Bubbling beneath Paradise was a second culture: a sub culture of matriarchy and tropical holidaying. Initiation to the sub culture was triggered by the white drawn face of a single woman who had just learned that her good husband preferred fresh sea food to the regular beef on offer. Paradisial women always moved in pairs: strength in numbers, I guess. A single woman spelled S.O.S to the other good women of Paradise.

My initiation happened almost immediately after plotting to kill the king squid. His tentacle needed to be chopped off. But how? I just couldn't think of a way I could execute a death plan alone. As I sat beneath the palm trees in Paradise a perfect plan jogged into my devastated thinking.

"Great day for a run along the water. Want to join us," a passing, very perky, jogger jogged on the spot in front of me. Her jogging buddy in very expensive matching gym clothes jogged a circle around the two of us as though creating a whirlpool of connection.

My first reaction was to tell stopped jogger to fuck off but Paradisial training was nicely ingrained so I instead smiled sweetly and said,

"I haven't got the right shoes on but thanks for the invitation."

The whirlpool creator stopped jogging and faced me square on. She was beautiful. Gorgeous skin, gorgeous facial structure and eyes as calming as Lovan. She looked expensive, as did every other woman in Paradise. How did they afford to dress so beautifully? Surely there would be no money left for their husbands to dress up and socialise if they spent money on themselves?

Beautiful whirlpool jogger hugged me and I could smell natural frangapani perfume as her warm sweat dropped onto my arm. It was very intimate. She whispered in my ear,

"We have a way of dealing with the good husbands of Paradise you know. Come walk with me".
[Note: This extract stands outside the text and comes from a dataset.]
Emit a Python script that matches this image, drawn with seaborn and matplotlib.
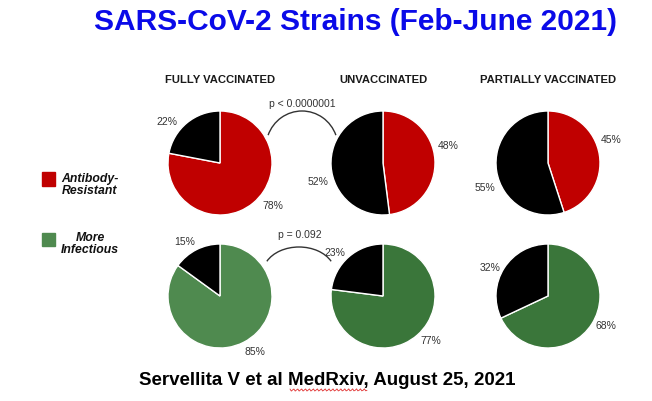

Well, well. The power of two is way better than the awkward heart broken plotting of one. Paradise lives on thanks to the cunning power survival strategies of the good wives of Paradise. It seems that the power is not in the killing but in total embracing of surface domestic bliss - just as men have done for centuries. Such surface bliss and polish, so the good jogger instructed me, scares the good husbands senseless and they never again wander or shop where they are not supposed to - just as disempowered women have done for centuries. In Paradise, the good husbands are rendered isolated in their own facade (who would believe them if they reported that a good wife slapped them behind closed doors or spent all the money on herself), engulfed by their own perfect lie and denied freedom of choice for the rest of their miserable lives in Paradise.

Ahhhh, I love Paradise.

4 Response to "The power of two"

Sammi said...

I like twisted Megan.

HEAPS better than yesterday.
Almost enough to make me want to go jogging..

Mountaingirl said...

Now I know why I am single (and that isn't an SOS lol). And there is nothing like a good bit of macabre to start the day :-)

Megan Bayliss said...

Thank you, Cherubs. This one took on a life of it's own. I had the plot and characters up until the I am going to murder that man part. I relied upon the death plan just coming to me as I wrote but I did also consider leaving the story as a cliff hanger because it was time to get Master 14 up for school.

In my (not so) patient way of trying to get Master 14 off to school I realised that sometimes the best way to kill something you don't like is to go with the flow - do not resist....and so the ending of the story manifested.

Tomorrow's prompt pic is an advert - a poster. I have to write a guest speech so am collapsing time and will use that as my genre for tomorrow. For a head start on your thinking and writing (in whatever genre you want), the poster is at my other site: Australia's biggest morning tea.

Julie G said...

Hi Megan

I always wondered about those joggers down on the Esplande.

I really enjoyed the plot. Hmm got my juices flowing.